Lonjakan Paling Tajam
Cabai rawit mencatat kenaikan harga paling tajam. Rata-rata nasional mencapai Rp60.861 per kilogram, melampaui HAP atas Rp57 ribu dan HAP bawah Rp40 ribu. IPH cabai rawit melonjak 39,18 persen, dengan 72,50 persen wilayah mengalami kenaikan. Harga tertinggi cabai rawit juga menyentuh Rp200 ribu per kilogram, sedangkan harga terendah tercatat sekitar Rp23.750.
Lonjakan ini menimbulkan keresahan di masyarakat, mengingat cabai rawit merupakan salah satu bahan pokok yang sangat sering digunakan dalam masakan sehari-hari.
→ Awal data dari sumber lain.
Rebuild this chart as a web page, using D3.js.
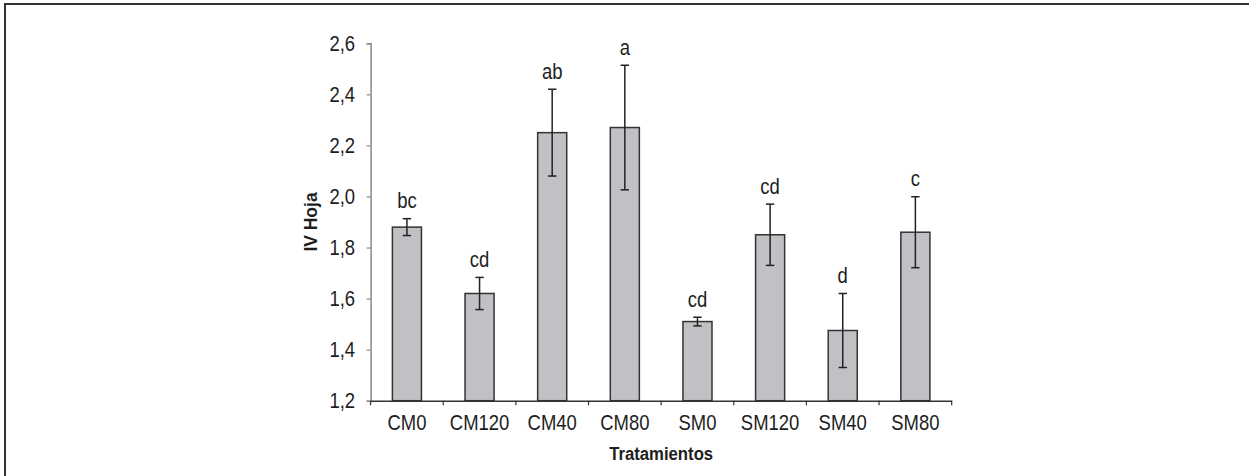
<!DOCTYPE html>
<html>
<head>
<meta charset="utf-8">
<script src="https://cdn.jsdelivr.net/npm/d3@7"></script>
<style>
  body { margin: 0; background: #fff; }
  svg { display: block; }
  text { font-family: "Liberation Sans", Arial, sans-serif; fill: #1e1e1e; }
</style>
</head>
<body>
<div id="chart"></div>
<script>
// data
var treatments = ["CM0", "CM120", "CM40", "CM80", "SM0", "SM120", "SM40", "SM80"];
var ivHoja = [1.88, 1.62, 2.25, 2.27, 1.51, 1.85, 1.475, 1.86];
var errors = [0.033, 0.063, 0.17, 0.244, 0.017, 0.12, 0.145, 0.139];
var letters = ["bc", "cd", "ab", "a", "cd", "cd", "d", "c"];
var yTicks = [1.2, 1.4, 1.6, 1.8, 2.0, 2.2, 2.4, 2.6];

// set svg dimension
var svgWidth = 1249;
var svgHeight = 476;

var margin = { top: 43.3, right: 297.3, bottom: 75.3, left: 370.6 };
var chartWidth = svgWidth - margin.left - margin.right;
var chartHeight = svgHeight - margin.top - margin.bottom;

// condensed look: squeeze the regular sans horizontally
var narrow = 0.84;

var svg = d3.select("#chart")
  .append("svg")
  .attr("width", svgWidth)
  .attr("height", svgHeight);

// outer frame (top and left edges visible)
svg.append("path")
  .attr("d", "M5,476 V4 H1249")
  .attr("fill", "none")
  .attr("stroke", "#333")
  .attr("stroke-width", 2);

var chartGroup = svg.append("g")
  .attr("transform", `translate(${margin.left},${margin.top})`);

// scales
var xBandScale = d3.scaleBand()
  .domain(treatments)
  .range([0, chartWidth])
  .paddingInner(0.6)
  .paddingOuter(0.3);

var yLinearScale = d3.scaleLinear()
  .domain([1.2, 2.6])
  .range([chartHeight, 0]);

var rows = treatments.map((t, i) => ({ name: t, value: ivHoja[i], err: errors[i], letter: letters[i] }));

// y axis
var leftAxis = d3.axisLeft(yLinearScale)
  .tickValues(yTicks)
  .tickSize(4)
  .tickPadding(11)
  .tickFormat(d => d3.format(".1f")(d).replace(".", ","));

var yAxis = chartGroup.append("g").call(leftAxis);
yAxis.select(".domain").attr("stroke", "#888").attr("stroke-width", 1.5);
yAxis.selectAll(".tick line").attr("stroke", "#888").attr("stroke-width", 1.2);
yAxis.selectAll("text")
  .attr("font-size", "22px")
  .attr("font-family", null)
  .attr("fill", "#1e1e1e")
  .attr("x", -15.5 / narrow)
  .attr("transform", `scale(${narrow},1)`);

// bars
chartGroup.selectAll("rect.bar")
  .data(rows)
  .enter()
  .append("rect")
  .attr("class", "bar")
  .attr("x", d => xBandScale(d.name))
  .attr("y", d => yLinearScale(d.value))
  .attr("width", xBandScale.bandwidth())
  .attr("height", d => chartHeight - yLinearScale(d.value))
  .attr("fill", "#c0c1c4")
  .attr("stroke", "#333")
  .attr("stroke-width", 1.5);

// x axis
var bottomAxis = d3.axisBottom(xBandScale)
  .tickSize(0)
  .tickPadding(13.5);

var xAxis = chartGroup.append("g")
  .attr("transform", `translate(0, ${chartHeight})`)
  .call(bottomAxis);
xAxis.select(".domain").attr("stroke", "#333").attr("stroke-width", 1.5);
xAxis.selectAll("text")
  .attr("font-size", "22px")
  .attr("font-family", null)
  .attr("fill", "#1e1e1e")
  .attr("transform", `scale(${narrow},1)`);

// tick marks between categories
var step = xBandScale.step();
var boundaries = treatments.map(t => xBandScale(t) + xBandScale.bandwidth() / 2 - step / 2);
boundaries.push(chartWidth);
chartGroup.selectAll("line.xtick")
  .data(boundaries)
  .enter()
  .append("line")
  .attr("class", "xtick")
  .attr("x1", d => d)
  .attr("x2", d => d)
  .attr("y1", chartHeight)
  .attr("y2", chartHeight + 4.5)
  .attr("stroke", "#333")
  .attr("stroke-width", 1.2);

// error bars
var errGroup = chartGroup.append("g");
var cx = d => xBandScale(d.name) + xBandScale.bandwidth() / 2;
var capHalf = 4.2;

errGroup.selectAll("line.stem")
  .data(rows)
  .enter()
  .append("line")
  .attr("x1", cx)
  .attr("x2", cx)
  .attr("y1", d => yLinearScale(d.value + d.err))
  .attr("y2", d => yLinearScale(d.value - d.err))
  .attr("stroke", "#222")
  .attr("stroke-width", 1.5);

errGroup.selectAll("line.capTop")
  .data(rows)
  .enter()
  .append("line")
  .attr("x1", d => cx(d) - capHalf)
  .attr("x2", d => cx(d) + capHalf)
  .attr("y1", d => yLinearScale(d.value + d.err))
  .attr("y2", d => yLinearScale(d.value + d.err))
  .attr("stroke", "#222")
  .attr("stroke-width", 1.5);

errGroup.selectAll("line.capBottom")
  .data(rows)
  .enter()
  .append("line")
  .attr("x1", d => cx(d) - capHalf)
  .attr("x2", d => cx(d) + capHalf)
  .attr("y1", d => yLinearScale(d.value - d.err))
  .attr("y2", d => yLinearScale(d.value - d.err))
  .attr("stroke", "#222")
  .attr("stroke-width", 1.5);

// significance letters
chartGroup.selectAll("g.letter")
  .data(rows)
  .enter()
  .append("g")
  .attr("class", "letter")
  .attr("transform", d => `translate(${cx(d)},${yLinearScale(d.value + d.err) - 10.5})`)
  .append("text")
  .attr("text-anchor", "middle")
  .attr("font-size", "22px")
  .attr("transform", `scale(${narrow},1)`)
  .text(d => d.letter);

// axis labels
chartGroup.append("g")
  .attr("transform", `translate(${chartWidth / 2},${chartHeight + 59.5})`)
  .append("text")
  .attr("text-anchor", "middle")
  .attr("font-size", "19px")
  .attr("font-weight", "bold")
  .attr("transform", "scale(0.88,1)")
  .text("Tratamientos");

chartGroup.append("g")
  .attr("transform", `translate(-54,${chartHeight / 2}) rotate(-90)`)
  .append("text")
  .attr("text-anchor", "middle")
  .attr("font-size", "19px")
  .attr("font-weight", "bold")
  .attr("transform", "scale(0.92,1)")
  .text("IV Hoja");
</script>
</body>
</html>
Pemerintah Pastikan Pasokan Aman
Meski harga cabai dan bawang merah melonjak, pemerintah memastikan bahwa secara umum pasokan pangan menjelang Nataru tetap aman. Komoditas lain seperti daging, telur, dan ayam berada dalam kondisi surplus. Fokus utama pemerintah saat ini adalah menjaga kelancaran distribusi agar pasokan tidak terlambat sampai ke konsumen.
“Tadi disampaikan bahwa pasokan cukup untuk Nataru. Yang kita jaga jangan sampai distribusinya terlambat, dan sejauh ini distribusi terkendali,” kata Budi.
Dalam rapat persiapan Hari Besar Keagamaan Nasional (HBKN) 2025, pemerintah menilai pasokan dan distribusi pangan relatif aman. Namun, cuaca ekstrem tetap menjadi faktor yang paling diwaspadai karena berpotensi menghambat panen serta pengiriman dari daerah produksi ke wilayah konsumsi.
Pemerintah pusat dan daerah kini diminta memperkuat koordinasi dengan pemasok dan distributor guna mengantisipasi potensi gangguan distribusi akibat cuaca. Langkah ini dianggap krusial untuk menjaga stabilitas harga dan memastikan masyarakat tetap mendapatkan akses pangan dengan harga terjangkau.
Dengan kondisi cuaca yang tidak menentu di penghujung tahun, pemerintah menekankan pentingnya kerja sama lintas sektor. Upaya menjaga distribusi pangan di tengah surplus produksi menjadi kunci agar lonjakan harga tidak semakin membebani masyarakat.